Pasco County’s teacher union has lodged a complaint with the Florida Public Employee Relations Commission over a dispute that involves teacher planning time.
The United School Employees of Pasco’s complaint alleges that teachers are spending so much time in meetings with their Professional Learning Communities that it is usurping time intended for individual planning.
The district contends that the time spent in the PLC meetings is planning time, but the union believes that time should be categorized as professional development, union president Lynne Webbe said.
During the PLC meetings, the teachers are being given work and assignments that are not relevant to what’s currently happening in their classrooms, Webbe said. Instead, they are focusing on strategies for preparing students for future requirements.
Teachers are feeling “very, very uptight,” Webbe said. “They’re feeling that they are shortchanging their students because they don’t have time.”
The complaint filed with PERC notes that the union has hosted meetings between teachers and school board representatives, including Superintendent Kurt Browning, to talk about “teachers’ frustrations with the amount of work and time commitment for the new PLC meetings.”
Before lodging the complaint, the union asked the school district to limit PLC team meetings to 40 minutes per week.
The union claims that the district is using time intended for planning for professional development, so it has asked PERC to declare that the district has committed an unfair labor practice.
“I think there is a solution, if the district is willing to sit down and work on it,” Webbe said.
Browning has a different take on the issue.

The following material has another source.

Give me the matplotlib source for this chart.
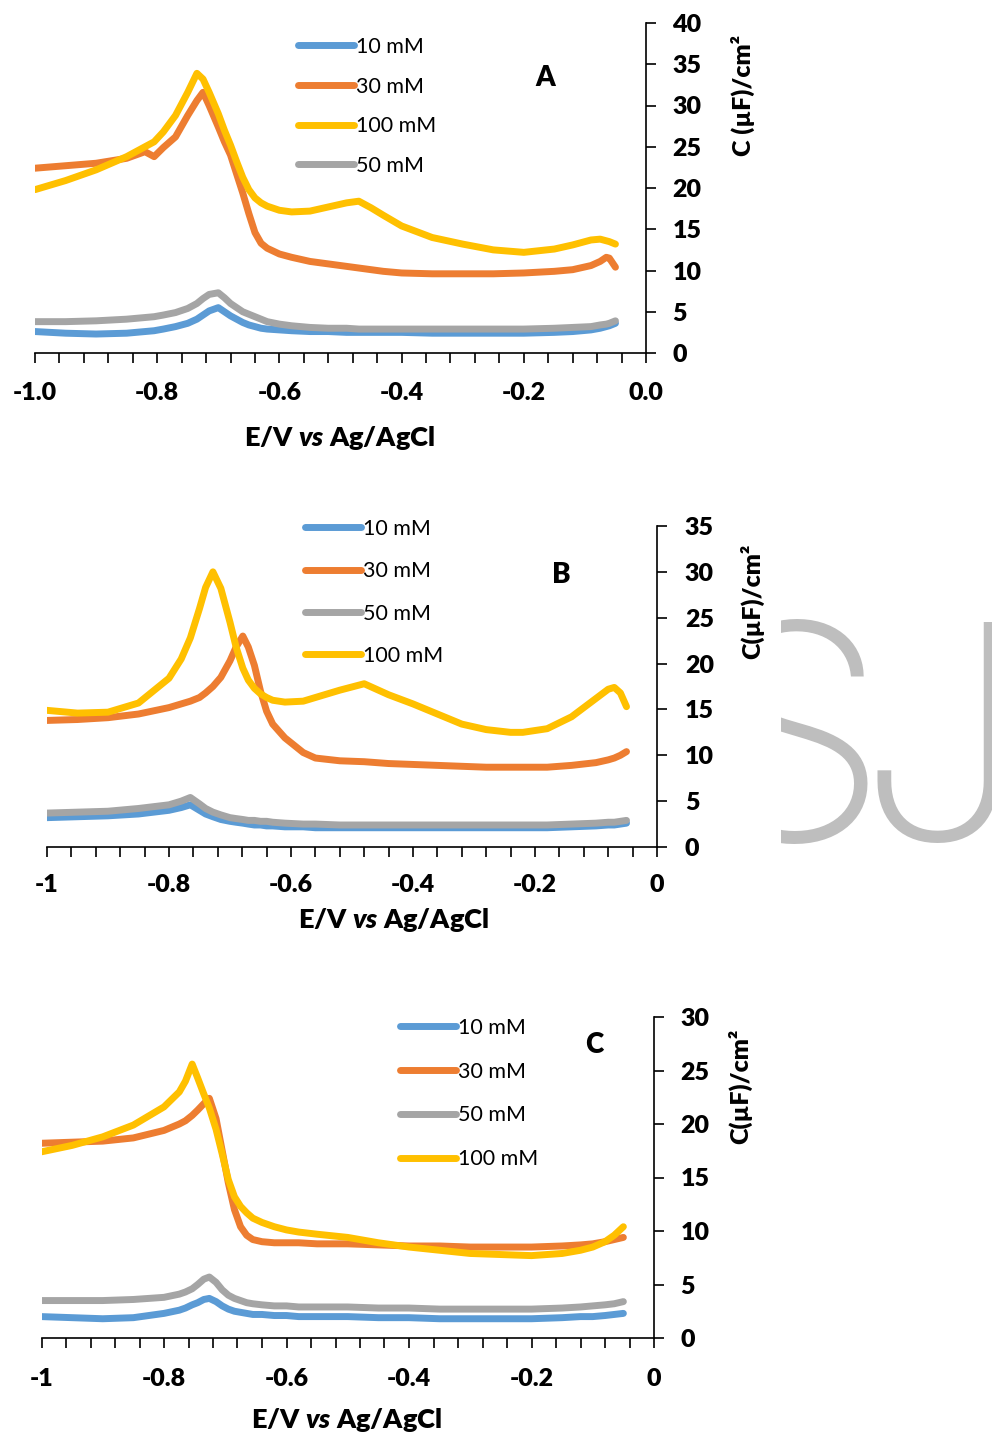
import matplotlib
matplotlib.use('Agg')
from matplotlib import pyplot as plt
from matplotlib.patches import Rectangle
from matplotlib.ticker import MultipleLocator, FixedLocator

plt.rcParams['font.family'] = ['Lato', 'DejaVu Sans']
plt.rcParams['font.weight'] = 'heavy'
plt.rcParams['axes.labelweight'] = 'heavy'
plt.rcParams['mathtext.fontset'] = 'custom'
plt.rcParams['mathtext.it'] = 'Lato:italic:heavy'
plt.rcParams['mathtext.rm'] = 'Lato:heavy'
plt.rcParams['axes.unicode_minus'] = False

W, H = 992, 1442

colors = {'10 mM': '#5B9BD5', '30 mM': '#ED7D31', '50 mM': '#A5A5A5', '100 mM': '#FFC000'}

# ---- panel A ----
a_e = [-1.0, -0.95, -0.9, -0.85, -0.82, -0.805, -0.79, -0.77, -0.75, -0.735, -0.725, -0.715,
       -0.70, -0.69, -0.68, -0.67, -0.66, -0.65, -0.64, -0.63, -0.62, -0.60, -0.58, -0.55,
       -0.52, -0.49, -0.47, -0.45, -0.43, -0.40, -0.35, -0.30, -0.25, -0.20, -0.15, -0.12,
       -0.09, -0.075, -0.065, -0.06, -0.05]
a_10 = [2.6, 2.4, 2.3, 2.4, 2.6, 2.7, 2.9, 3.2, 3.6, 4.1, 4.6, 5.1,
        5.5, 5.0, 4.5, 4.1, 3.7, 3.4, 3.2, 3.0, 2.9, 2.8, 2.7, 2.6,
        2.6, 2.5, 2.5, 2.5, 2.5, 2.5, 2.4, 2.4, 2.4, 2.4, 2.5, 2.6,
        2.8, 3.0, 3.2, 3.3, 3.6]
a_30 = [22.4, 22.7, 23.0, 23.6, 24.4, 23.8, 24.9, 26.2, 28.8, 30.6, 31.6, 30.0,
        27.4, 25.6, 24.0, 21.7, 19.4, 16.9, 14.6, 13.3, 12.7, 12.0, 11.6, 11.1,
        10.8, 10.5, 10.3, 10.1, 9.9, 9.7, 9.6, 9.6, 9.6, 9.7, 9.9, 10.1,
        10.6, 11.1, 11.6, 11.5, 10.4]
a_50 = [3.8, 3.8, 3.9, 4.1, 4.3, 4.4, 4.6, 4.9, 5.4, 6.0, 6.6, 7.1,
        7.3, 6.7, 6.0, 5.5, 5.0, 4.7, 4.4, 4.1, 3.8, 3.5, 3.3, 3.1,
        3.0, 3.0, 2.9, 2.9, 2.9, 2.9, 2.9, 2.9, 2.9, 2.9, 3.0, 3.1,
        3.2, 3.4, 3.5, 3.6, 3.9]
a_100 = [19.8, 20.9, 22.2, 23.8, 25.0, 25.6, 26.8, 28.8, 31.6, 33.9, 33.2, 31.6,
         29.0, 27.0, 25.2, 23.2, 21.3, 19.8, 18.8, 18.2, 17.8, 17.3, 17.1, 17.2,
         17.7, 18.2, 18.4, 17.6, 16.7, 15.4, 14.0, 13.2, 12.5, 12.2, 12.6, 13.1,
         13.7, 13.8, 13.6, 13.5, 13.2]

# ---- panel B ----
b_e = [-1.0, -0.95, -0.9, -0.85, -0.8, -0.78, -0.765, -0.75, -0.74, -0.728, -0.715, -0.70,
       -0.69, -0.679, -0.67, -0.66, -0.65, -0.64, -0.63, -0.61, -0.58, -0.56, -0.52, -0.48,
       -0.44, -0.40, -0.36, -0.32, -0.28, -0.24, -0.22, -0.18, -0.14, -0.10, -0.08, -0.07,
       -0.06, -0.05]
b_10 = [3.2, 3.3, 3.4, 3.6, 4.0, 4.3, 4.6, 4.0, 3.6, 3.3, 3.0, 2.8,
        2.7, 2.6, 2.5, 2.4, 2.4, 2.3, 2.3, 2.2, 2.2, 2.1, 2.1, 2.1,
        2.1, 2.1, 2.1, 2.1, 2.1, 2.1, 2.1, 2.1, 2.2, 2.3, 2.4, 2.4,
        2.5, 2.6]
b_30 = [13.8, 13.9, 14.1, 14.5, 15.2, 15.6, 15.9, 16.3, 16.8, 17.5, 18.5, 20.3,
        21.8, 23.0, 21.8, 19.8, 17.0, 14.8, 13.4, 11.9, 10.3, 9.7, 9.4, 9.3,
        9.1, 9.0, 8.9, 8.8, 8.7, 8.7, 8.7, 8.7, 8.9, 9.2, 9.5, 9.7,
        10.0, 10.4]
b_50 = [3.7, 3.8, 3.9, 4.2, 4.6, 5.0, 5.4, 4.7, 4.2, 3.8, 3.5, 3.2,
        3.1, 3.0, 2.9, 2.9, 2.8, 2.8, 2.7, 2.6, 2.5, 2.5, 2.4, 2.4,
        2.4, 2.4, 2.4, 2.4, 2.4, 2.4, 2.4, 2.4, 2.5, 2.6, 2.7, 2.7,
        2.8, 2.9]
b_100 = [14.9, 14.6, 14.7, 15.7, 18.4, 20.5, 22.8, 26.0, 28.3, 30.0, 28.2, 24.5,
         21.8, 19.5, 18.2, 17.3, 16.7, 16.3, 16.0, 15.8, 15.9, 16.3, 17.1, 17.8,
         16.6, 15.6, 14.5, 13.4, 12.8, 12.5, 12.5, 12.9, 14.2, 16.2, 17.2, 17.4,
         16.8, 15.3]

# ---- panel C ----
c_e = [-1.0, -0.95, -0.9, -0.85, -0.8, -0.775, -0.765, -0.754, -0.745, -0.735, -0.726, -0.715,
       -0.705, -0.695, -0.685, -0.675, -0.665, -0.655, -0.64, -0.62, -0.6, -0.58, -0.55, -0.5,
       -0.45, -0.4, -0.35, -0.3, -0.25, -0.2, -0.15, -0.12, -0.1, -0.08, -0.065, -0.05]
c_10 = [2.0, 1.9, 1.8, 1.9, 2.3, 2.6, 2.8, 3.1, 3.3, 3.6, 3.7, 3.4,
        3.0, 2.7, 2.5, 2.4, 2.3, 2.2, 2.2, 2.1, 2.1, 2.0, 2.0, 2.0,
        1.9, 1.9, 1.8, 1.8, 1.8, 1.8, 1.9, 2.0, 2.0, 2.1, 2.2, 2.3]
c_30 = [18.2, 18.3, 18.4, 18.7, 19.4, 20.0, 20.3, 20.8, 21.3, 21.9, 22.4, 20.5,
        17.5, 14.5, 12.0, 10.4, 9.6, 9.2, 9.0, 8.9, 8.9, 8.9, 8.8, 8.8,
        8.7, 8.6, 8.6, 8.5, 8.5, 8.5, 8.6, 8.7, 8.8, 9.0, 9.2, 9.4]
c_50 = [3.5, 3.5, 3.5, 3.6, 3.8, 4.1, 4.3, 4.6, 5.0, 5.5, 5.7, 5.2,
        4.5, 4.0, 3.7, 3.5, 3.3, 3.2, 3.1, 3.0, 3.0, 2.9, 2.9, 2.9,
        2.8, 2.8, 2.7, 2.7, 2.7, 2.7, 2.8, 2.9, 3.0, 3.1, 3.2, 3.4]
c_100 = [17.4, 18.0, 18.8, 19.9, 21.6, 23.0, 24.0, 25.6, 24.3, 22.8, 21.5, 19.5,
         17.2, 14.8, 13.2, 12.3, 11.7, 11.2, 10.8, 10.4, 10.1, 9.9, 9.7, 9.4,
         8.9, 8.5, 8.2, 7.9, 7.8, 7.7, 7.9, 8.2, 8.5, 9.0, 9.6, 10.4]

a_xticklabels = ['-1.0', '-0.8', '-0.6', '-0.4', '-0.2', '0.0']
bc_xticklabels = ['-1', '-0.8', '-0.6', '-0.4', '-0.2', '0']
xticks = [-1.0, -0.8, -0.6, -0.4, -0.2, 0.0]


def px_rect(left, top, right, bottom):
    return [left / W, 1 - bottom / H, (right - left) / W, (bottom - top) / H]


def style_axes(ax, ymax, xticklabels, xpad, ypad):
    ax.set_xlim(-1, 0)
    ax.set_ylim(0, ymax)
    ax.patch.set_alpha(0)
    for side in ('top', 'left'):
        ax.spines[side].set_visible(False)
    for side in ('right', 'bottom'):
        ax.spines[side].set_linewidth(1.2)
    ax.yaxis.tick_right()
    ax.yaxis.set_major_locator(MultipleLocator(5))
    ax.xaxis.set_major_locator(FixedLocator(xticks))
    ax.set_xticklabels(xticklabels)
    ax.xaxis.set_minor_locator(MultipleLocator(0.04))
    ax.tick_params(axis='x', which='both', direction='out', length=7, width=1.2,
                   labelsize=18, pad=xpad)
    ax.tick_params(axis='y', which='both', direction='out', length=7, width=1.2,
                   labelsize=18, pad=ypad)


def draw_curves(ax, e, series):
    for label, values in series:
        ax.plot(e, values, color=colors[label], lw=5.0, label=label,
                solid_capstyle='round', solid_joinstyle='round')


def add_legend(ax, anchor, spacing):
    ax.legend(loc='upper left', bbox_to_anchor=anchor, frameon=False,
              prop={'weight': 'normal', 'size': 15.5}, handlelength=2.6,
              handletextpad=0.1, labelspacing=spacing, borderpad=0, borderaxespad=0)


def add_labels(ax, ylabel, ylabel_xy, xlabel_xy):
    ax.set_xlabel('E/V $\\mathit{vs}$ Ag/AgCl', fontsize=19.5)
    ax.xaxis.set_label_coords(*xlabel_xy)
    ax.xaxis.label.set_va('center')
    ax.set_ylabel(ylabel, fontsize=18)
    ax.yaxis.set_label_position('right')
    ax.yaxis.set_label_coords(*ylabel_xy)
    ax.yaxis.label.set_va('center')
    ax.yaxis.label.set_ha('center')


fig = plt.figure(figsize=(W / 100, H / 100), dpi=100)

# big grey watermark letters on the right, cut off on their left side
sj_clip = Rectangle((781 / W, 0), 1, 1, transform=fig.transFigure)
for ch, right in (('S', 889), ('J', 1025)):
    t = fig.text(right / W, 1 - 840 / H, ch, ha='right', va='baseline', fontsize=216,
                 color='#BEBEBE', family='Inter', weight='light')
    t.set_clip_path(sj_clip)

# A
ax_a = fig.add_axes(px_rect(35, 23, 646, 353))
style_axes(ax_a, 40, a_xticklabels, 14, 12)
draw_curves(ax_a, a_e, [('10 mM', a_10), ('30 mM', a_30), ('100 mM', a_100), ('50 mM', a_50)])
add_legend(ax_a, ((298 - 35) / 611, (353 - 37) / 330), 0.91)
ax_a.text((545 - 35) / 611, (353 - 78) / 330, 'A', transform=ax_a.transAxes,
          ha='center', va='center', fontsize=20)
add_labels(ax_a, 'C (µF)/cm²', ((743 - 35) / 611, (353 - 95) / 330),
           ((340 - 35) / 611, (353 - 438) / 330))

# B
ax_b = fig.add_axes(px_rect(47, 526, 657, 847))
style_axes(ax_b, 35, bc_xticklabels, 12.5, 13)
draw_curves(ax_b, b_e, [('10 mM', b_10), ('30 mM', b_30), ('50 mM', b_50), ('100 mM', b_100)])
add_legend(ax_b, ((305 - 47) / 610, (847 - 519) / 321), 1.035)
ax_b.text((561 - 47) / 610, (847 - 575) / 321, 'B', transform=ax_b.transAxes,
          ha='center', va='center', fontsize=20)
add_labels(ax_b, 'C(µF)/cm²', ((752 - 47) / 610, (847 - 601) / 321),
           ((394 - 47) / 610, (847 - 920) / 321))

# C
ax_c = fig.add_axes(px_rect(41.5, 1017, 654, 1338))
style_axes(ax_c, 30, bc_xticklabels, 14.5, 12)
draw_curves(ax_c, c_e, [('10 mM', c_10), ('30 mM', c_30), ('50 mM', c_50), ('100 mM', c_100)])
add_legend(ax_c, ((400 - 41.5) / 612.5, (1338 - 1018) / 321), 1.10)
ax_c.text((594 - 41.5) / 612.5, (1338 - 1045) / 321, 'C', transform=ax_c.transAxes,
          ha='center', va='center', fontsize=20)
add_labels(ax_c, 'C(µF)/cm²', ((740 - 41.5) / 612.5, (1338 - 1086) / 321),
           ((347 - 41.5) / 612.5, (1338 - 1420) / 321))

fig.savefig('out.png', dpi=100, facecolor='white')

“I think they’re wrong. We’ve never, never, not once, said that professional learning communities, PLCs, were professional development,” Browning said.
“It’s collaborative planning,” Browning said, adding that the district’s track record demonstrates that it needs to change the way it educates students if it wants to improve its performance.
The PLCs are intended to allow teachers to work together to improve student outcomes.
“In an elementary school, it may be more appropriate to do it by grade level. You may have the third-grade team,” Browning said.
The team will be talking about how they’re going to teach reading, mathematics and language arts, he said. At the high school and middle school levels, the teams might be organized by subject matter.
“The inherent purpose of the PLC was so that they could plan for better, more effective classroom instruction. That’s it,” Browning said. “These PLCs are teacher-driven. You can go to one elementary school and see a PLC work one way, and you can go to another elementary school and see a PLC work totally differently.
“If the union is hearing that teachers are taking homework home because of their PLC, then that must be a decision their PLC has made,” Browning said.
Browning recently met with the principals from schools on the eastern and central portions of the county. During that meeting, Browning said he reminded them “that they need to guard the PLC time as planning time and not professional development time, if by chance that was happening.”
“This is a year of transition,” he said. “If we find situations, that we actually find a school that is using them for professional development and not planning, then shame on us — we need to fix that.”